Short task. Begin at the first line below and copy each line exactly, ending with the line where "const yTicks = [0, 50, 100, 150, 200, 250];" appears.

· · ·

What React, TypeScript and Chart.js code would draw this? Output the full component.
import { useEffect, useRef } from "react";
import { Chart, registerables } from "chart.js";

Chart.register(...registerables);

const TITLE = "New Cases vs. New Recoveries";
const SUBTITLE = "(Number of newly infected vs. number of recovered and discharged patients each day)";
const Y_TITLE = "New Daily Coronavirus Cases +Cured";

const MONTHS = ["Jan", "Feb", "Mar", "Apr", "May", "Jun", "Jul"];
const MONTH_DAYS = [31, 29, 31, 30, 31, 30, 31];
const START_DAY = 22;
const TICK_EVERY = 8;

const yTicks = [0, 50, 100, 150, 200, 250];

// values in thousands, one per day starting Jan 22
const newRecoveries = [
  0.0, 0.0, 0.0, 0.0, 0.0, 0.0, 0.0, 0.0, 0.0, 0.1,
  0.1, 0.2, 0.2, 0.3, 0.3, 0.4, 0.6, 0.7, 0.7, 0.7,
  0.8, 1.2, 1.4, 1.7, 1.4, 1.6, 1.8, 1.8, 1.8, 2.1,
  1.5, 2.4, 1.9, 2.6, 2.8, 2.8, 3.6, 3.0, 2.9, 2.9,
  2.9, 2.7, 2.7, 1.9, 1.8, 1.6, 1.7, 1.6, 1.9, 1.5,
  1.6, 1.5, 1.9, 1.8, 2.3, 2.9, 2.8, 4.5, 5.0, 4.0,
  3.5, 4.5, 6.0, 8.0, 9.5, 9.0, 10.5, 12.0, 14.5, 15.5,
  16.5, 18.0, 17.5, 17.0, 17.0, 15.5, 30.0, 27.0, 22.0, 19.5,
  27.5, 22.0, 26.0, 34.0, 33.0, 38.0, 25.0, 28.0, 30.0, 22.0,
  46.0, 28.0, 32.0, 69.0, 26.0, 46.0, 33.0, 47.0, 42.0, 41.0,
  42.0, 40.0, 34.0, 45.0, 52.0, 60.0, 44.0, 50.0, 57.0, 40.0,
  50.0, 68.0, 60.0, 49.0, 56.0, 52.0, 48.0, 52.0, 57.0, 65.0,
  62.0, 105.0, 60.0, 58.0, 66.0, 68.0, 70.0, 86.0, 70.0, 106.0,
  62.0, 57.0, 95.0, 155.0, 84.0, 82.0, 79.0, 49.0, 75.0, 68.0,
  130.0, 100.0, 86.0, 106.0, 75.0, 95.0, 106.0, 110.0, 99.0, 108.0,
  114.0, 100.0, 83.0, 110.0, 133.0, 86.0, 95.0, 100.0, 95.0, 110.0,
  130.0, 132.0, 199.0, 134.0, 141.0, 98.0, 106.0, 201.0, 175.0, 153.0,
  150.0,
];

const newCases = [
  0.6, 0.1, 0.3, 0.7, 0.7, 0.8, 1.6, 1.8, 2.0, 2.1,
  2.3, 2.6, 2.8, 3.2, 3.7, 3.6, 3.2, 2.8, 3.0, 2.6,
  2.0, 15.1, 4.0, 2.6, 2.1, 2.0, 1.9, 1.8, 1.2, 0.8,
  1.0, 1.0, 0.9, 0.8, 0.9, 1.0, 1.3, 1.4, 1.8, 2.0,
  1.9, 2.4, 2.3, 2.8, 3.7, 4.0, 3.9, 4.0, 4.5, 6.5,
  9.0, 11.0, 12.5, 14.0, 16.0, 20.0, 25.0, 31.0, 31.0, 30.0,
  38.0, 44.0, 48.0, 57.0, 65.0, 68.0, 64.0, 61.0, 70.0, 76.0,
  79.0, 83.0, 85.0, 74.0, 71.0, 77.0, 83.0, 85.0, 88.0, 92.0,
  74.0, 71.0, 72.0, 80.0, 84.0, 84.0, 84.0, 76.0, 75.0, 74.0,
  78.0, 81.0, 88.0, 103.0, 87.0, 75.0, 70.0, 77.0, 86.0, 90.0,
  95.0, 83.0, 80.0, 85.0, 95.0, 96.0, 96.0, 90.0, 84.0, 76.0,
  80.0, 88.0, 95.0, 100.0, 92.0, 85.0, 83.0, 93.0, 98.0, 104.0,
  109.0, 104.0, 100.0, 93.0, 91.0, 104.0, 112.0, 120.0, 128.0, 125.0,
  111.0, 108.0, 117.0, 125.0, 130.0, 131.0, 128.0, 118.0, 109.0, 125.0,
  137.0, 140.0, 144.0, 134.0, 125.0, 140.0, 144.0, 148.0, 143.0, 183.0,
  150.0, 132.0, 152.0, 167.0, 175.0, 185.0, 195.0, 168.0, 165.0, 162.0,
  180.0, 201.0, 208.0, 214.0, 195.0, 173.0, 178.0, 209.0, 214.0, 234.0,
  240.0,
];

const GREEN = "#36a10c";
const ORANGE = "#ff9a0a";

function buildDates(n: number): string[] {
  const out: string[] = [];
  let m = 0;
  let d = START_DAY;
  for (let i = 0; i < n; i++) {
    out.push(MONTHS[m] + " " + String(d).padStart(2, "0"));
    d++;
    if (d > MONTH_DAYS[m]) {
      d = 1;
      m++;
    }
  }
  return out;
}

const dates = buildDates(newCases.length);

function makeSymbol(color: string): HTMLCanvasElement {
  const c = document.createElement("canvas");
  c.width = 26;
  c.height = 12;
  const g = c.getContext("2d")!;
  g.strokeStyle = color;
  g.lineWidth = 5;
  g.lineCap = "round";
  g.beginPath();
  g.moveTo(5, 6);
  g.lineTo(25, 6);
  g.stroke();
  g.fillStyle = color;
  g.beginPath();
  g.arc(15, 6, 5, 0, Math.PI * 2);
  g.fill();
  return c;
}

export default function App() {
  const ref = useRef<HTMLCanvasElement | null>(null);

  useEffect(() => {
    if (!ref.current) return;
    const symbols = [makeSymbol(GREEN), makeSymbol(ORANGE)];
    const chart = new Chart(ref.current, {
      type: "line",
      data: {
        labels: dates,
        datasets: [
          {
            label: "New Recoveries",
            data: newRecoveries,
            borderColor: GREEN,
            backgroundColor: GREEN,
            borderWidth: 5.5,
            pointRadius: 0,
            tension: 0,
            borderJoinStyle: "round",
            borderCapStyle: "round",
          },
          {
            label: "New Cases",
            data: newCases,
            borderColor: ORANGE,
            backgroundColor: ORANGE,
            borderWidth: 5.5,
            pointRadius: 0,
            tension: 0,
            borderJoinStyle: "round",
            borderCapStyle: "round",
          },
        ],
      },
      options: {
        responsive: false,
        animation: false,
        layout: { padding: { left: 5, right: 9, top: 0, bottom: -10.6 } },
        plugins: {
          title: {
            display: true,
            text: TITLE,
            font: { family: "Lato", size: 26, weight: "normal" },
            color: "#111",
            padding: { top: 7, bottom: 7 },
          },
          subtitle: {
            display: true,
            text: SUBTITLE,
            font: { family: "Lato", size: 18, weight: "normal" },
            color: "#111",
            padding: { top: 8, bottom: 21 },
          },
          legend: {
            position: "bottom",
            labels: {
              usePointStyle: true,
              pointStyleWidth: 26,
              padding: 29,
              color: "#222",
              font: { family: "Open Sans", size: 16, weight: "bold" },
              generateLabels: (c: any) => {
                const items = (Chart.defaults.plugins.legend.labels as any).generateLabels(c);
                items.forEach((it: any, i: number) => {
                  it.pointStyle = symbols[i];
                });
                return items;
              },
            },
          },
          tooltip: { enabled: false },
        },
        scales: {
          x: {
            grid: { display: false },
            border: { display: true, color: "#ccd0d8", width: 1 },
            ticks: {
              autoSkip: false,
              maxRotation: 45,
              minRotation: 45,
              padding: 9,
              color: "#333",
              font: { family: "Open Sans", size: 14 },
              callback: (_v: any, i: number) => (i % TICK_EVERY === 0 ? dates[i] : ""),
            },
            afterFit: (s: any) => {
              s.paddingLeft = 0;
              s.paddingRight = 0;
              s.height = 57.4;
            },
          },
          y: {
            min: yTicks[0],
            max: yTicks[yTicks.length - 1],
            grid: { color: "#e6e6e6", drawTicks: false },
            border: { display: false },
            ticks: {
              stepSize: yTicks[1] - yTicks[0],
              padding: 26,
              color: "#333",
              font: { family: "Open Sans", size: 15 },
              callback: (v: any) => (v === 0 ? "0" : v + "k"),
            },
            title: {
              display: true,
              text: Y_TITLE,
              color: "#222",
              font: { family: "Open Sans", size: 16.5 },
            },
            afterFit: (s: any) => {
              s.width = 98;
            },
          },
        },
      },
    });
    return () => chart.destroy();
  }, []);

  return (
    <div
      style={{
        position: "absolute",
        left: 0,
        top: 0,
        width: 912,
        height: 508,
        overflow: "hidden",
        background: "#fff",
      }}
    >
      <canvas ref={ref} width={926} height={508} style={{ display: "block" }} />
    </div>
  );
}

· · ·

The response.
What React, TypeScript and Chart.js code would draw this? Output the full component.
import { useEffect, useRef } from "react";
import { Chart, registerables } from "chart.js";

Chart.register(...registerables);

const TITLE = "New Cases vs. New Recoveries";
const SUBTITLE = "(Number of newly infected vs. number of recovered and discharged patients each day)";
const Y_TITLE = "New Daily Coronavirus Cases +Cured";

const MONTHS = ["Jan", "Feb", "Mar", "Apr", "May", "Jun", "Jul"];
const MONTH_DAYS = [31, 29, 31, 30, 31, 30, 31];
const START_DAY = 22;
const TICK_EVERY = 8;

const yTicks = [0, 50, 100, 150, 200, 250];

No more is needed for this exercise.